Thursday, August 8, 2013

~reflect~



People have been driving me crazy today.. I don't know why. They are just bothering me in everyway and they all seem to need ME to do something for THEM. Like why cant you do it yourself? I know that I am just complaining right now, but I am seriously fed up with today...

but you see this is why I spend time at the end of the day to reflect on what has happened. It gives me a moment to rethink how the day went.

First my mom woke me up and she was very patient with me at work because she knew I wasn't feeling great at all. and then at work we ran into some old friends. Now granted I looked like and felt like death. now I am not a huge fan of these "old friends" especially not their teenage daughter. So we chatted for a little while as the daughter talked about her college plans I realized how lucky I was that I get to go to the college of my choosing and not having to settle for community college because of an unfortunate financial circumstance.

Then as my mom and I arrived home I took a shower and she made me lunch (well kind of) since I cant really have solid foods as of yet she put a sweet potato/ yam in the microwave to get it soft and ready for me to eat. Then she offered to sit down and watch a movie with me. I finished my potato and fell asleep during the movie. She cleaned up my plate and mess I left and turned the TV off so I could sleep longer because she knew I wasn't feeling well.

After I woke up my friend Taylor came over. I hadn't seen her the last couple days because well I have been sleeping and spending five hours in dentist office, but anyhow she came over and sat with me because I cant really go anywhere because I cant drive on the heavy pain meds they have me taking. Then after she left my mom offered for me to come over to her friends house and talk to her friends daughter about college. She just graduated from the school I am going to and she wanted to see if I had any questions. she answered a bunch of them and made me feel more comfortable about heading off to school. Now all in all I would say I had a lot of people help me out and a lot of people show their love and compassion for me.

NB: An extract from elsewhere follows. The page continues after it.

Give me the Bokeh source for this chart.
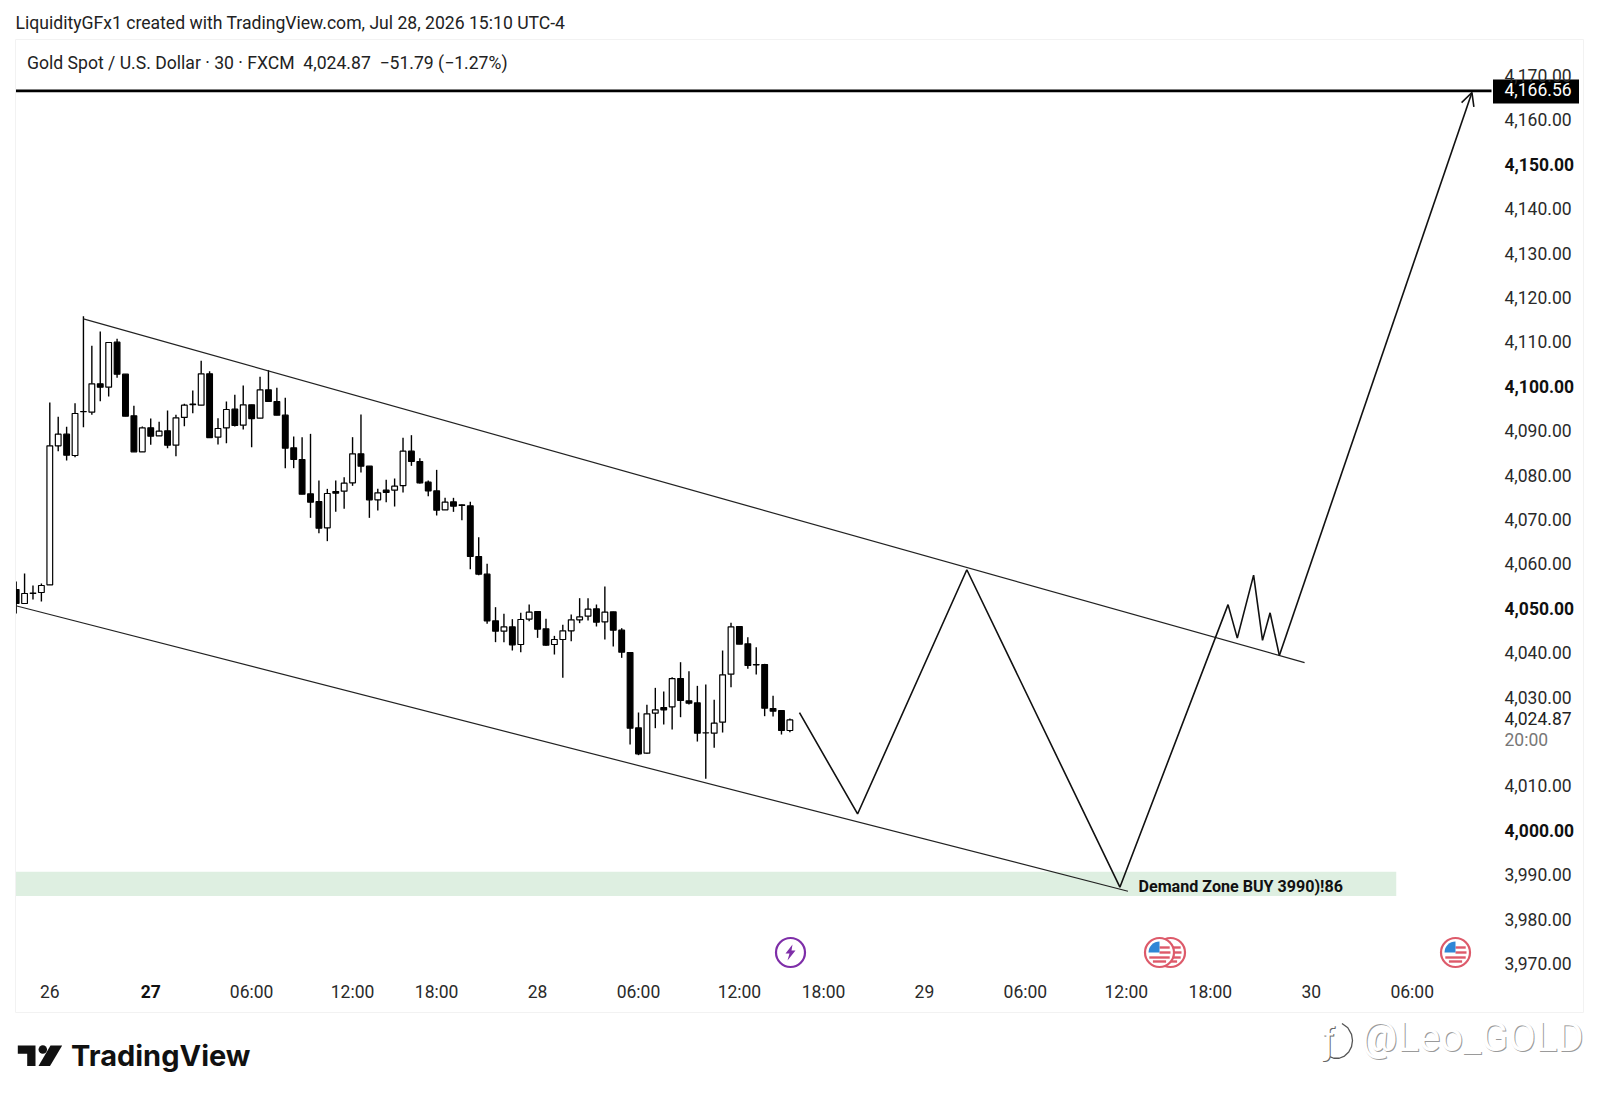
from bokeh.plotting import figure
from bokeh.embed import file_html
from bokeh.resources import INLINE
from bokeh.models import (Range1d, LinearAxis, FixedTicker, NumeralTickFormatter, Label,
                          Arrow, OpenHead, ColumnDataSource)
import math

# ---------- data: 30-minute candles ----------
first_bar = -4
opens = [4054.25,4051.10,4053.38,4053.58,4055.30,4086.61,4089.23,4084.43,4094.30,4094.19,4100.57,4099.82,4109.96,4102.75,4093.37,
         4085.26,4090.66,4088.86,4089.99,4086.76,4093.00,4095.90,4095.77,4102.82,4088.56,4090.66,4094.87,4091.26,4095.84,4092.84,
         4099.22,4096.59,4093.51,4086.16,4083.53,4075.80,4074.07,4068.14,4076.30,4076.40,4078.27,4084.81,4082.03,4074.45,4076.63,
         4076.63,4077.67,4085.41,4083.08,4078.42,4076.47,4072.19,4073.99,4073.30,4073.09,4061.68,4057.70,4047.19,4044.87,4045.84,
         4041.86,4047.57,4049.29,4045.39,4041.86,4042.99,4044.94,4047.42,4048.24,4049.89,4046.97,4049.22,4045.09,4040.06,4023.09,
         4017.39,4026.40,4027.67,4027.82,4034.20,4029.17,4028.72,4021.97,4021.89,4024.37,4035.18,4045.92,4042.01,4037.36,4037.36,
         4027.44,4027.00,4022.49]
closes = [4051.10,4053.35,4053.46,4055.15,4086.61,4089.23,4084.51,4093.89,4094.34,4100.57,4099.82,4109.88,4102.75,4093.29,4085.26,
          4090.66,4088.78,4089.91,4086.76,4092.91,4095.77,4096.00,4102.82,4088.48,4090.51,4094.79,4091.19,4095.84,4092.76,4099.22,
          4096.59,4093.51,4086.08,4083.53,4075.72,4073.92,4068.06,4075.87,4075.95,4078.20,4084.81,4082.03,4074.45,4076.02,4076.10,
          4077.52,4085.41,4083.08,4078.27,4076.47,4072.12,4073.92,4073.02,4073.22,4061.68,4057.70,4047.19,4044.87,4045.84,4041.79,
          4047.49,4049.15,4045.31,4041.71,4042.99,4044.94,4047.42,4048.09,4049.82,4046.89,4049.14,4045.09,4040.13,4023.02,4017.24,
          4026.25,4027.15,4027.15,4034.20,4029.25,4028.65,4021.89,4021.99,4024.14,4035.03,4045.84,4041.94,4037.13,4037.28,4027.52,
          4026.85,4022.49,4024.87]
highs = [4056.05,4057.86,4055.15,4055.60,4096.37,4093.14,4090.89,4096.22,4115.81,4109.13,4112.36,4109.88,4110.71,4102.75,4095.62,
         4090.96,4092.76,4092.01,4094.57,4093.59,4096.07,4099.07,4105.75,4103.42,4092.84,4096.59,4098.09,4100.20,4095.84,4102.15,
         4103.65,4099.67,4097.42,4088.71,4088.56,4089.31,4078.80,4076.92,4078.80,4079.55,4088.56,4093.66,4082.03,4076.92,4078.95,
         4079.25,4088.41,4089.01,4083.83,4078.80,4081.20,4074.90,4074.90,4073.40,4073.99,4066.04,4060.03,4050.27,4048.77,4047.57,
         4048.99,4050.87,4049.29,4047.64,4043.81,4046.29,4048.62,4052.30,4052.30,4050.87,4054.92,4049.22,4045.54,4040.06,4026.55,
         4028.27,4032.10,4031.28,4034.50,4037.88,4035.86,4032.55,4032.85,4029.40,4040.51,4046.74,4045.92,4043.51,4041.26,4037.51,
         4030.30,4027.00,4025.20]
lows = [4048.85,4051.10,4052.00,4051.55,4055.30,4085.41,4083.30,4084.05,4090.81,4093.59,4096.67,4097.72,4101.92,4093.29,4085.26,
        4085.26,4086.83,4088.86,4086.08,4084.28,4091.04,4093.96,4095.77,4088.48,4086.91,4087.21,4090.96,4090.29,4086.31,4092.84,
        4096.59,4093.51,4081.58,4081.58,4075.72,4070.39,4066.94,4065.14,4071.74,4072.42,4077.60,4080.60,4070.39,4072.04,4073.92,
        4072.94,4076.10,4082.10,4078.12,4075.27,4070.92,4072.19,4071.74,4069.87,4058.83,4057.48,4046.52,4042.39,4042.39,4040.51,
        4040.14,4047.12,4043.36,4041.56,4039.61,4034.35,4042.61,4046.67,4047.27,4045.92,4042.99,4041.41,4038.86,4019.34,4016.94,
        4017.24,4023.02,4023.84,4022.72,4025.49,4028.35,4020.01,4011.61,4018.59,4022.04,4032.25,4041.94,4036.38,4035.10,4025.72,
        4025.65,4021.59,4022.10]

upper_channel_bars = [4.0, 149.2]
upper_channel_prices = [4115.2, 4037.8]
lower_channel_bars = [-4.04, 128.2]
lower_channel_prices = [4050.6, 3986.3]
path_bars = [89.14, 96.05, 109.04, 127.24, 140.1, 141.2, 143.14, 144.2, 145.1, 146.2, 169.1]
path_prices = [4026.5, 4003.7, 4058.7, 3987.2, 4050.85, 4043.3, 4057.5, 4042.8, 4049.0, 4039.4, 4166.2]
target_price = 4166.56
zone_top, zone_bottom, zone_end_bar = 3990.7, 3985.2, 160.1
last_price = 4024.87

regular_price_ticks = [4170,4160,4140,4130,4120,4110,4090,4080,4070,4060,4040,4030,4010,3990,3980,3970]
bold_price_ticks = [4150,4100,4050,4000]
regular_time_ticks = {0:"26",24:"06:00",36:"12:00",46:"18:00",58:"28",70:"06:00",82:"12:00",92:"18:00",
                      104:"29",116:"06:00",128:"12:00",138:"18:00",150:"30",162:"06:00"}
bold_time_ticks = {12:"27"}

# ---------- scale calibration: page px <-> data ----------
PX_PER_BAR, BAR0_PX = 8.41, 49.3
PX_PER_USD, USD0_PX = 4.44, 4186.91
def bx(px): return (px - BAR0_PX) / PX_PER_BAR
def pv(py): return USD0_PX - py / PX_PER_USD

FONT = "Roboto"
INK = "#1a1a1a"
W, H = 1584, 1084
p = figure(width=W, height=H, output_backend="svg", toolbar_location=None,
           x_range=Range1d(bx(0), bx(W)), y_range=Range1d(pv(H), pv(0)),
           min_border=0, min_border_left=0, min_border_right=0, min_border_top=0, min_border_bottom=0,
           x_axis_location=None, y_axis_location=None, outline_line_color=None,
           background_fill_color="white", border_fill_color="white")
p.grid.visible = False

# demand zone
p.quad(left=[bx(15)], right=[zone_end_bar], top=[zone_top], bottom=[zone_bottom],
       fill_color="#deefe1", line_color=None)

# candles
bars = list(range(first_bar, first_bar + len(opens)))
wicks = ColumnDataSource(dict(x=bars, h=highs, l=lows))
p.segment("x", "h", "x", "l", source=wicks, line_color="black", line_width=1.4)
up = [i for i in range(len(bars)) if closes[i] >= opens[i]]
dn = [i for i in range(len(bars)) if closes[i] < opens[i]]
for idx, col in ((up, "white"), (dn, "black")):
    p.vbar(x=[bars[i] for i in idx], width=0.68,
           top=[max(opens[i], closes[i]) for i in idx],
           bottom=[min(opens[i], closes[i]) for i in idx],
           fill_color=col, line_color="black", line_width=1.2)

# drawings
p.line(upper_channel_bars, upper_channel_prices, line_color="#222222", line_width=1.2)
p.line(lower_channel_bars, lower_channel_prices, line_color="#222222", line_width=1.2)
p.line(path_bars[:-1], path_prices[:-1], line_color="#111111", line_width=1.6)
p.add_layout(Arrow(end=OpenHead(size=13, line_width=1.6, line_color="#111111"), line_width=1.6, line_color="#111111",
                   x_start=path_bars[-2], y_start=path_prices[-2],
                   x_end=path_bars[-1], y_end=path_prices[-1]))
p.segment([bx(15)], [target_price], [bx(1491)], [target_price], line_color="black", line_width=2.6)

# pane mask + outline
p.quad(left=[bx(0)], right=[bx(15)], top=[pv(0)], bottom=[pv(H)], fill_color="white", line_color=None)
p.quad(left=[bx(15)], right=[bx(1583)], top=[pv(39)], bottom=[pv(1012)], fill_color=None, line_color="#f2f2f2", line_width=1)

# axes placed inside the canvas
def price_axis(ticks, style, color):
    a = LinearAxis(fixed_location=bx(1494), ticker=FixedTicker(ticks=ticks),
                   formatter=NumeralTickFormatter(format="0,0.00"),
                   axis_line_color=None, major_tick_line_color=None, minor_tick_line_color=None,
                   major_label_standoff=4, major_label_text_font=FONT, major_label_text_font_size="17.5px",
                   major_label_text_font_style=style, major_label_text_color=color)
    p.add_layout(a, "right")
def time_axis(labels, style, color, standoff):
    a = LinearAxis(fixed_location=pv(971), ticker=FixedTicker(ticks=list(labels.keys())),
                   major_label_overrides=labels, axis_line_color=None, major_tick_line_color=None,
                   minor_tick_line_color=None, major_label_standoff=standoff, major_label_text_font=FONT,
                   major_label_text_font_size="17.5px", major_label_text_font_style=style,
                   major_label_text_color=color)
    p.add_layout(a, "below")
price_axis(regular_price_ticks, "normal", "#2a2a2a")
price_axis(bold_price_ticks, "bold", "#111111")
time_axis(regular_time_ticks, "normal", "#2a2a2a", 4)
time_axis(bold_time_ticks, "bold", "#111111", 7)

def label(text, px, py, size, color=INK, style="normal", font=FONT, align="left", **kw):
    p.add_layout(Label(x=bx(px), y=pv(py), text=text, text_font=font, text_font_size=f"{size}px",
                       text_color=color, text_font_style=style, text_align=align, text_baseline="middle", **kw))

label("LiquidityGFx1 created with TradingView.com, Jul 28, 2026 15:10 UTC-4", 15, 22.5, 17.6, "#222222")
label("Gold Spot / U.S. Dollar · 30 · FXCM\u00a0\u00a04,024.87\u00a0\u00a0−51.79 (−1.27%)", 26.5, 62, 17.6, "#222222")
label("Demand Zone BUY 3990)!86", 1138, 885.5, 16.1, "#111111", "bold")
label(f"{last_price:,.2f}", 1504, 718, 17.5, "#222222")
label("20:00", 1504, 739, 17.5, "#777777")

# price tag for the horizontal level
p.quad(left=[bx(1492.5)], right=[bx(1578.5)], top=[pv(79)], bottom=[pv(103)], fill_color="black", line_color=None)
label(f"{target_price:,.2f}", 1504, 89, 17.5, "white")

# event icons
def flag(cx, cy):
    x0, y0 = bx(cx), pv(cy)
    p.scatter([x0], [y0], marker="circle", size=29, fill_color="white", line_color="#dd5a6a", line_width=2.2)
    rows = [(-5, 10.2), (0, 11), (5, 10.2), (9, 6.6)]
    for dy, half in rows:
        p.segment([x0 + (0 if dy <= 0 else -half) / PX_PER_BAR], [y0 - dy / PX_PER_USD],
                  [x0 + half / PX_PER_BAR], [y0 - dy / PX_PER_USD], line_color="#dd5a6a", line_width=2.4)
    p.wedge([x0], [y0], radius=11, radius_units="screen", start_angle=math.pi / 2, end_angle=math.pi,
            fill_color="#2f86d6", line_color=None)
flag(1170, 952)
flag(1159, 952)
flag(1455, 952)
p.scatter([bx(790)], [pv(952)], marker="circle", size=29, fill_color="white", line_color="#7e2ea8", line_width=2.2)
bolt_x = [792, 785, 789, 787, 795, 791, 792]
bolt_y = [944, 953, 953, 960, 950, 950, 944]
p.patch([bx(v) for v in bolt_x], [pv(v) for v in bolt_y], fill_color="#7e2ea8", line_color=None)

# TradingView logo
p.patch([bx(v) for v in [17.3, 35, 35, 26.7, 26.7, 17.3]],
        [pv(v) for v in [1045, 1045, 1065.5, 1065.5, 1053.3, 1053.3]], fill_color="#111111", line_color=None)
p.scatter([bx(42.3)], [pv(1049)], marker="circle", size=8.5, fill_color="#111111", line_color=None)
p.patch([bx(v) for v in [50, 61.7, 49.5, 38]], [pv(v) for v in [1045, 1045, 1065.5, 1065.5]],
        fill_color="#111111", line_color=None)
label("TradingView", 70.5, 1055, 29, "#111111", "bold", font="Inter")

# watermark: embossed outline
label("@Leo_GOLD", 1362, 1038, 40, "#9a9a9a")
label("@Leo_GOLD", 1361, 1037, 40, "white")
label("ƒ", 1323, 1041, 36, "#666666")
label("ƒ", 1322, 1040, 36, "white")
arc_angles = [-70, -45, -20, 0, 20, 40, 60, 80, 100, 120]
p.line([bx(1336 + 16 * math.cos(math.radians(t))) for t in arc_angles],
       [pv(1040 + 18 * math.sin(math.radians(t))) for t in arc_angles], line_color="#555555", line_width=1.3)

open("out.html", "w").write(file_html(p, INLINE))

I am grateful to have people in my life to take care of me and love me unconditionally. I realize now how lucky I am to have good people in my life. Even though I was irritated by anything and everything today, and I was short tempered people still helped me and cared for me and that's the most important thing. I am glad I have time at the end of the day to reflect on everything. because I thought I had a pretty rough day, but in actuality it wasn't too bad.